[START Records for the exercise]

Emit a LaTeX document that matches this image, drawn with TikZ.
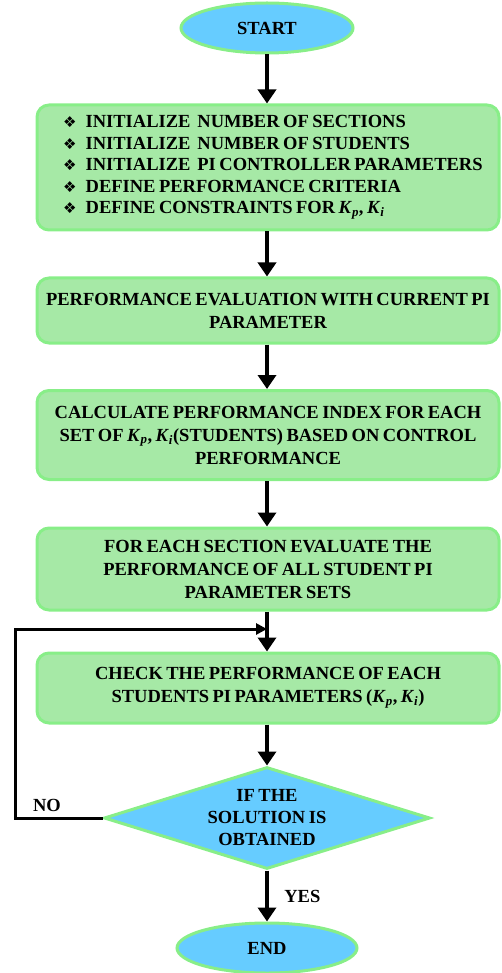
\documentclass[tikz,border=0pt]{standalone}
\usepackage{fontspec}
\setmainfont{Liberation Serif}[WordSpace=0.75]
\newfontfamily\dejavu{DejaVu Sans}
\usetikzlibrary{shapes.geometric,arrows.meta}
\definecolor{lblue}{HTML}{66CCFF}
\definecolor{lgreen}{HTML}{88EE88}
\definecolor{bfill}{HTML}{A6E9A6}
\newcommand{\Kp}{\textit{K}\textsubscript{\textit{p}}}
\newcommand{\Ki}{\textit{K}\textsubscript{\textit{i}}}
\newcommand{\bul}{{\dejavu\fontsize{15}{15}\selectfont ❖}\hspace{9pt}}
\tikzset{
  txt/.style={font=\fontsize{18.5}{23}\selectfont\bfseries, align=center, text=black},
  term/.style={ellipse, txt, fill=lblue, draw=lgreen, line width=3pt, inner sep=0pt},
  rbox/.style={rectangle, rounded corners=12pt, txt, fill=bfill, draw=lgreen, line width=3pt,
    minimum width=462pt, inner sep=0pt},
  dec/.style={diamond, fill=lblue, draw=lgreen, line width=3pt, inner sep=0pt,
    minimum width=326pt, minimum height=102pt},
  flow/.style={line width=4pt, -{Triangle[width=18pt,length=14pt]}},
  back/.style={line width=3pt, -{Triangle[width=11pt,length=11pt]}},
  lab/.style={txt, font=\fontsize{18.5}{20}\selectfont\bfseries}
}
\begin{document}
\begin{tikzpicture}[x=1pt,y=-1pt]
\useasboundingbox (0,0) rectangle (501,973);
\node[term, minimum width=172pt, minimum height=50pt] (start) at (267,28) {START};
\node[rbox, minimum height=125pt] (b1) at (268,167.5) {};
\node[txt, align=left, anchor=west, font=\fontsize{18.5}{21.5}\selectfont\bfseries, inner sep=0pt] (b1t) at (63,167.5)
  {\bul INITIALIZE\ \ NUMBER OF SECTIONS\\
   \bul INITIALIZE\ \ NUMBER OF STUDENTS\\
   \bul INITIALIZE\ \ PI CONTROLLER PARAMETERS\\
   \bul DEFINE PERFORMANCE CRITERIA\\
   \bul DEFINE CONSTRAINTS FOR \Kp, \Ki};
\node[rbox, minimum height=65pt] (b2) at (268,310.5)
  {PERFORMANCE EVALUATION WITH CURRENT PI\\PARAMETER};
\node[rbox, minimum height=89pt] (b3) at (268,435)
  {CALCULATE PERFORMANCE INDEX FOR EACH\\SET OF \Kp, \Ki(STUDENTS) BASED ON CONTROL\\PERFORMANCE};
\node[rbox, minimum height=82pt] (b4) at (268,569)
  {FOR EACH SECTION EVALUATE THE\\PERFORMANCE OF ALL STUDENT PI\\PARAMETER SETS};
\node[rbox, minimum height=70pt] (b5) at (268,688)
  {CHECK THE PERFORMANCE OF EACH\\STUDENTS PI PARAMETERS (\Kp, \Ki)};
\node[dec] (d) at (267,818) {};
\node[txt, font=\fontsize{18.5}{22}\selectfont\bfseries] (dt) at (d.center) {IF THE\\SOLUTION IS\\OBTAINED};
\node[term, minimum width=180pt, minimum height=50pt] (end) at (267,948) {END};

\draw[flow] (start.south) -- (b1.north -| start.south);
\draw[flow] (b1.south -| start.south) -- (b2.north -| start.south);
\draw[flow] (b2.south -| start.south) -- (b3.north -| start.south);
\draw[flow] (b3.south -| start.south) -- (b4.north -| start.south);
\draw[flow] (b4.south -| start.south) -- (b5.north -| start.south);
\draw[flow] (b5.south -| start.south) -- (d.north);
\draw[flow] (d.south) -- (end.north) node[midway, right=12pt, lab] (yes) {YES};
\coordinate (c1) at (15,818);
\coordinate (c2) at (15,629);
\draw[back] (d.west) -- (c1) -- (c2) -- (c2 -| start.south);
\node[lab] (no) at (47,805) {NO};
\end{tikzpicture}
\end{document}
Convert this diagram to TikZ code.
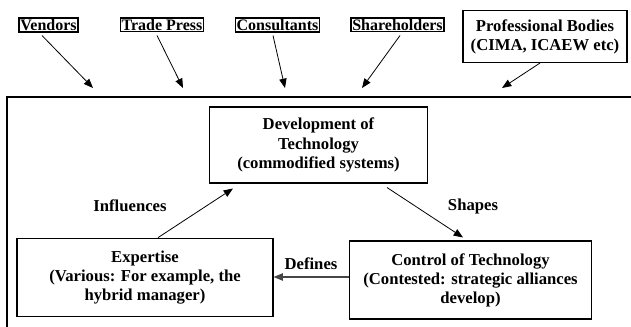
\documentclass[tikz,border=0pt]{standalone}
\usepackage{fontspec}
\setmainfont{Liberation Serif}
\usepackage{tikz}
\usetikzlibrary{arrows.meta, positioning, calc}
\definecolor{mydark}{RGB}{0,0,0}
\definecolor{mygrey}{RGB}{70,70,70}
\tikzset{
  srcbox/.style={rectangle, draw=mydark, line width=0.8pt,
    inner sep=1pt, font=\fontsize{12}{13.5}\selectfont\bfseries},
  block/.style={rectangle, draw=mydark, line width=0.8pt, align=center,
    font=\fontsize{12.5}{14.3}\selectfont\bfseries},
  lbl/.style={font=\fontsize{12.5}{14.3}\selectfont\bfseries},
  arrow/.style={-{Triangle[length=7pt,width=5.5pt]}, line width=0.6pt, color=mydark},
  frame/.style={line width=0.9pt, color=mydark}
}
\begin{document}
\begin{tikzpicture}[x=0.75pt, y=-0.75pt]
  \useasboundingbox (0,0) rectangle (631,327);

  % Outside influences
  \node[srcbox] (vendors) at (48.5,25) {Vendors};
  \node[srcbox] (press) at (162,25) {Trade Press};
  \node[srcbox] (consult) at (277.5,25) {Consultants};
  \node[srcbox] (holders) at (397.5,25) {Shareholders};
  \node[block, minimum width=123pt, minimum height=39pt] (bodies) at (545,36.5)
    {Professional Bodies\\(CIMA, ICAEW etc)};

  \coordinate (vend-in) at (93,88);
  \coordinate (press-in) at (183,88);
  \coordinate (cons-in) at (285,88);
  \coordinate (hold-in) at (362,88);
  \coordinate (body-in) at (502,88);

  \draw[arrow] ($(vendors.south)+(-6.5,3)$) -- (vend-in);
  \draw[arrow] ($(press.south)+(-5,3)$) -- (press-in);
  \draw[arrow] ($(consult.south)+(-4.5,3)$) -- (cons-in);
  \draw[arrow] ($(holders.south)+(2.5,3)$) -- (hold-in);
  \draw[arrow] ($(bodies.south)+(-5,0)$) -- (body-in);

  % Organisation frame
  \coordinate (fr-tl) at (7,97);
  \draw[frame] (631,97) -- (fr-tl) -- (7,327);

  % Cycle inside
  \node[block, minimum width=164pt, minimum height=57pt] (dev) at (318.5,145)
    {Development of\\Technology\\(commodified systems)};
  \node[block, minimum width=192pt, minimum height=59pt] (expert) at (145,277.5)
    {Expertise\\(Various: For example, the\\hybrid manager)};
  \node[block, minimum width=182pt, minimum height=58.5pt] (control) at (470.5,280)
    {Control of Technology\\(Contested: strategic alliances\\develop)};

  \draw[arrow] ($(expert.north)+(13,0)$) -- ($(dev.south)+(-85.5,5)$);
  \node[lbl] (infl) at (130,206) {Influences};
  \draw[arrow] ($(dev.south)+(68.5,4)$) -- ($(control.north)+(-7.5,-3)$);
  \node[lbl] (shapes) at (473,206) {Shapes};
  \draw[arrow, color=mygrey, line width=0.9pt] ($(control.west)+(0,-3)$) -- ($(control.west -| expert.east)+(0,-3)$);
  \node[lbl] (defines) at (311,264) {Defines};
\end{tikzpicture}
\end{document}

[END Records for the exercise]

__What the task requires__
Except for the pictures, write out exactly the lines from the line that contains "Convert this diagram to TikZ code." through the line that contains "(0,0) rectangle (631,327);", including both.

__Solution to the problem__
Convert this diagram to TikZ code.
\documentclass[tikz,border=0pt]{standalone}
\usepackage{fontspec}
\setmainfont{Liberation Serif}
\usepackage{tikz}
\usetikzlibrary{arrows.meta, positioning, calc}
\definecolor{mydark}{RGB}{0,0,0}
\definecolor{mygrey}{RGB}{70,70,70}
\tikzset{
  srcbox/.style={rectangle, draw=mydark, line width=0.8pt,
    inner sep=1pt, font=\fontsize{12}{13.5}\selectfont\bfseries},
  block/.style={rectangle, draw=mydark, line width=0.8pt, align=center,
    font=\fontsize{12.5}{14.3}\selectfont\bfseries},
  lbl/.style={font=\fontsize{12.5}{14.3}\selectfont\bfseries},
  arrow/.style={-{Triangle[length=7pt,width=5.5pt]}, line width=0.6pt, color=mydark},
  frame/.style={line width=0.9pt, color=mydark}
}
\begin{document}
\begin{tikzpicture}[x=0.75pt, y=-0.75pt]
  \useasboundingbox (0,0) rectangle (631,327);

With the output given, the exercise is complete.